— begin —
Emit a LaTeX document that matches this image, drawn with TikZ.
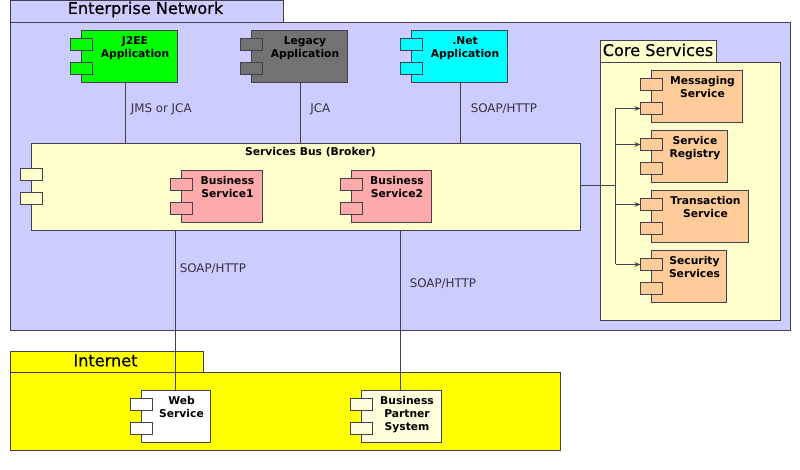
\documentclass[tikz,border=0pt]{standalone}
\usepackage{fontspec}
\setmainfont{DejaVu Sans}
\newfontfamily\titlefont[FakeBold=0.35]{DejaVu Sans}
\usetikzlibrary{arrows.meta}
\definecolor{edgeC}{HTML}{404050}
\definecolor{entC}{HTML}{CCCCFF}
\definecolor{busC}{HTML}{FFFFCC}
\definecolor{bsC}{HTML}{FFAAAA}
\definecolor{coreC}{HTML}{FFCC99}
\definecolor{bpC}{HTML}{FFFFDD}
\definecolor{greenC}{HTML}{00FF00}
\definecolor{cyanC}{HTML}{00FFFF}
\definecolor{yellowC}{HTML}{FFFF00}
\definecolor{grayC}{HTML}{727272}
\definecolor{labelC}{HTML}{333344}
\tikzset{
  x=0.75pt,y=-0.75pt,
  boxst/.style={draw=edgeC,line width=0.75pt,inner sep=0,outer sep=0,rectangle},
  portst/.style={boxst,minimum width=16.5pt,minimum height=9pt},
  comptext/.style={font=\fontsize{8.05}{9.75}\selectfont\bfseries,align=center,inner sep=0,anchor=north,text=black},
  title/.style={font=\titlefont\fontsize{12.1}{14}\selectfont,inner sep=0,text=black},
  link/.style={draw=edgeC,line width=0.75pt},
  linklabel/.style={font=\fontsize{8.9}{10}\selectfont,inner sep=0,anchor=west,text=labelC},
  arrowlink/.style={link,-{Stealth[length=4.5pt,width=3.5pt]}}
}
% name, x1, y1, x2, y2, fill
\newcommand{\boxat}[6]{%
  \pgfmathsetmacro{\bcx}{(#2+#4)/2}\pgfmathsetmacro{\bcy}{(#3+#5)/2}%
  \pgfmathsetmacro{\bw}{(#4-#2)*0.75}\pgfmathsetmacro{\bh}{(#5-#3)*0.75}%
  \node[boxst,fill=#6,minimum width=\bw pt,minimum height=\bh pt] (#1) at (\bcx,\bcy) {};}
% name, x1, y1, x2, fill, text
\newcommand{\compat}[6]{%
  \boxat{#1}{#2}{#3}{#4}{#3+52}{#5}%
  \pgfmathsetmacro{\pcx}{#2}%
  \node[portst,fill=#5] (#1-p1) at (\pcx,#3+14) {};%
  \node[portst,fill=#5] (#1-p2) at (\pcx,#3+38) {};%
  \pgfmathsetmacro{\tcx}{(#2+#4)/2+5.5}%
  \node[comptext] (#1-t) at (\tcx,#3+5.5) {#6};}
\begin{document}
\begin{tikzpicture}
\useasboundingbox (0,0) rectangle (800,470);
\fill[white] (0,0) rectangle (800,470);
\begin{scope}[xshift=0.375pt,yshift=-0.375pt]
% Enterprise Network
\boxat{enttab}{10}{0}{283}{22}{entC}
\boxat{ent}{10}{22}{790}{330}{entC}
\node[title] (entt) at (145,9) {Enterprise Network};
\compat{j2ee}{81}{30}{177}{greenC}{J2EE\\Application}
\compat{legacy}{251}{30}{347}{grayC}{Legacy\\Application}
\compat{dotnet}{411}{30}{507}{cyanC}{.Net\\Application}
% Bus
\boxat{bus}{31}{143}{580}{230}{busC}
\node[portst,fill=busC] (bus-p1) at (31,174) {};
\node[portst,fill=busC] (bus-p2) at (31,198) {};
\node[comptext] (bus-t) at (310,147) {Services Bus (Broker)};
\compat{bs1}{181}{170}{262}{bsC}{Business\\Service1}
\compat{bs2}{351}{170}{431}{bsC}{Business\\Service2}
% Core
\boxat{coretab}{600}{40}{716}{62}{busC}
\boxat{core}{600}{62}{780}{320}{busC}
\node[title] (coret) at (657.5,49.5) {Core Services};
\compat{msg}{651}{70}{742}{coreC}{Messaging\\Service}
\compat{reg}{651}{130}{727}{coreC}{Service\\Registry}
\compat{trans}{651}{190}{748}{coreC}{Transaction\\Service}
\compat{sec}{651}{250}{726}{coreC}{Security\\Services}
% Internet
\boxat{nettab}{10}{351}{203}{372}{yellowC}
\boxat{net}{10}{372}{560}{450}{yellowC}
\node[title] (nett) at (105,360) {Internet};
\compat{web}{141}{390}{210}{white}{Web\\Service}
\compat{bps}{361}{390}{441}{bpC}{Business\\Partner\\System}
% Connector guides
\coordinate (c1) at (125,0);
\coordinate (c2) at (300,0);
\coordinate (c3) at (460,0);
\coordinate (c4) at (175,0);
\coordinate (c5) at (400,0);
\coordinate (trunk) at (615,185);
% Connectors
\draw[link] (c1 |- j2ee.south) -- (c1 |- bus.north);
\draw[link] (c2 |- legacy.south) -- (c2 |- bus.north);
\draw[link] (c3 |- dotnet.south) -- (c3 |- bus.north);
\draw[link] (c4 |- bus.south) -- (c4 |- web.north);
\draw[link] (c5 |- bus.south) -- (c5 |- bps.north);
\draw[link] (bus.east |- trunk) -- (trunk);
\draw[link] (trunk |- msg-p2.west) -- (trunk |- sec-p1.west);
\draw[arrowlink] (trunk |- msg-p2.west) -- (msg-p2.west);
\draw[arrowlink] (trunk |- reg-p1.west) -- (reg-p1.west);
\draw[arrowlink] (trunk |- trans-p1.west) -- (trans-p1.west);
\draw[arrowlink] (trunk |- sec-p1.west) -- (sec-p1.west);
% Labels
\node[linklabel] (l1) at (130,109) {JMS or JCA};
\node[linklabel] (l2) at (309.5,109) {JCA};
\node[linklabel] (l3) at (470,108) {SOAP/HTTP};
\node[linklabel] (l4) at (179,268) {SOAP/HTTP};
\node[linklabel] (l5) at (409,283) {SOAP/HTTP};
\end{scope}
\end{tikzpicture}
\end{document}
— end —
### Problem to work on:
Extract the full listing above verbatim; pictures are to be left out of the copy.

### Final result:
Emit a LaTeX document that matches this image, drawn with TikZ.
\documentclass[tikz,border=0pt]{standalone}
\usepackage{fontspec}
\setmainfont{DejaVu Sans}
\newfontfamily\titlefont[FakeBold=0.35]{DejaVu Sans}
\usetikzlibrary{arrows.meta}
\definecolor{edgeC}{HTML}{404050}
\definecolor{entC}{HTML}{CCCCFF}
\definecolor{busC}{HTML}{FFFFCC}
\definecolor{bsC}{HTML}{FFAAAA}
\definecolor{coreC}{HTML}{FFCC99}
\definecolor{bpC}{HTML}{FFFFDD}
\definecolor{greenC}{HTML}{00FF00}
\definecolor{cyanC}{HTML}{00FFFF}
\definecolor{yellowC}{HTML}{FFFF00}
\definecolor{grayC}{HTML}{727272}
\definecolor{labelC}{HTML}{333344}
\tikzset{
  x=0.75pt,y=-0.75pt,
  boxst/.style={draw=edgeC,line width=0.75pt,inner sep=0,outer sep=0,rectangle},
  portst/.style={boxst,minimum width=16.5pt,minimum height=9pt},
  comptext/.style={font=\fontsize{8.05}{9.75}\selectfont\bfseries,align=center,inner sep=0,anchor=north,text=black},
  title/.style={font=\titlefont\fontsize{12.1}{14}\selectfont,inner sep=0,text=black},
  link/.style={draw=edgeC,line width=0.75pt},
  linklabel/.style={font=\fontsize{8.9}{10}\selectfont,inner sep=0,anchor=west,text=labelC},
  arrowlink/.style={link,-{Stealth[length=4.5pt,width=3.5pt]}}
}
% name, x1, y1, x2, y2, fill
\newcommand{\boxat}[6]{%
  \pgfmathsetmacro{\bcx}{(#2+#4)/2}\pgfmathsetmacro{\bcy}{(#3+#5)/2}%
  \pgfmathsetmacro{\bw}{(#4-#2)*0.75}\pgfmathsetmacro{\bh}{(#5-#3)*0.75}%
  \node[boxst,fill=#6,minimum width=\bw pt,minimum height=\bh pt] (#1) at (\bcx,\bcy) {};}
% name, x1, y1, x2, fill, text
\newcommand{\compat}[6]{%
  \boxat{#1}{#2}{#3}{#4}{#3+52}{#5}%
  \pgfmathsetmacro{\pcx}{#2}%
  \node[portst,fill=#5] (#1-p1) at (\pcx,#3+14) {};%
  \node[portst,fill=#5] (#1-p2) at (\pcx,#3+38) {};%
  \pgfmathsetmacro{\tcx}{(#2+#4)/2+5.5}%
  \node[comptext] (#1-t) at (\tcx,#3+5.5) {#6};}
\begin{document}
\begin{tikzpicture}
\useasboundingbox (0,0) rectangle (800,470);
\fill[white] (0,0) rectangle (800,470);
\begin{scope}[xshift=0.375pt,yshift=-0.375pt]
% Enterprise Network
\boxat{enttab}{10}{0}{283}{22}{entC}
\boxat{ent}{10}{22}{790}{330}{entC}
\node[title] (entt) at (145,9) {Enterprise Network};
\compat{j2ee}{81}{30}{177}{greenC}{J2EE\\Application}
\compat{legacy}{251}{30}{347}{grayC}{Legacy\\Application}
\compat{dotnet}{411}{30}{507}{cyanC}{.Net\\Application}
% Bus
\boxat{bus}{31}{143}{580}{230}{busC}
\node[portst,fill=busC] (bus-p1) at (31,174) {};
\node[portst,fill=busC] (bus-p2) at (31,198) {};
\node[comptext] (bus-t) at (310,147) {Services Bus (Broker)};
\compat{bs1}{181}{170}{262}{bsC}{Business\\Service1}
\compat{bs2}{351}{170}{431}{bsC}{Business\\Service2}
% Core
\boxat{coretab}{600}{40}{716}{62}{busC}
\boxat{core}{600}{62}{780}{320}{busC}
\node[title] (coret) at (657.5,49.5) {Core Services};
\compat{msg}{651}{70}{742}{coreC}{Messaging\\Service}
\compat{reg}{651}{130}{727}{coreC}{Service\\Registry}
\compat{trans}{651}{190}{748}{coreC}{Transaction\\Service}
\compat{sec}{651}{250}{726}{coreC}{Security\\Services}
% Internet
\boxat{nettab}{10}{351}{203}{372}{yellowC}
\boxat{net}{10}{372}{560}{450}{yellowC}
\node[title] (nett) at (105,360) {Internet};
\compat{web}{141}{390}{210}{white}{Web\\Service}
\compat{bps}{361}{390}{441}{bpC}{Business\\Partner\\System}
% Connector guides
\coordinate (c1) at (125,0);
\coordinate (c2) at (300,0);
\coordinate (c3) at (460,0);
\coordinate (c4) at (175,0);
\coordinate (c5) at (400,0);
\coordinate (trunk) at (615,185);
% Connectors
\draw[link] (c1 |- j2ee.south) -- (c1 |- bus.north);
\draw[link] (c2 |- legacy.south) -- (c2 |- bus.north);
\draw[link] (c3 |- dotnet.south) -- (c3 |- bus.north);
\draw[link] (c4 |- bus.south) -- (c4 |- web.north);
\draw[link] (c5 |- bus.south) -- (c5 |- bps.north);
\draw[link] (bus.east |- trunk) -- (trunk);
\draw[link] (trunk |- msg-p2.west) -- (trunk |- sec-p1.west);
\draw[arrowlink] (trunk |- msg-p2.west) -- (msg-p2.west);
\draw[arrowlink] (trunk |- reg-p1.west) -- (reg-p1.west);
\draw[arrowlink] (trunk |- trans-p1.west) -- (trans-p1.west);
\draw[arrowlink] (trunk |- sec-p1.west) -- (sec-p1.west);
% Labels
\node[linklabel] (l1) at (130,109) {JMS or JCA};
\node[linklabel] (l2) at (309.5,109) {JCA};
\node[linklabel] (l3) at (470,108) {SOAP/HTTP};
\node[linklabel] (l4) at (179,268) {SOAP/HTTP};
\node[linklabel] (l5) at (409,283) {SOAP/HTTP};
\end{scope}
\end{tikzpicture}
\end{document}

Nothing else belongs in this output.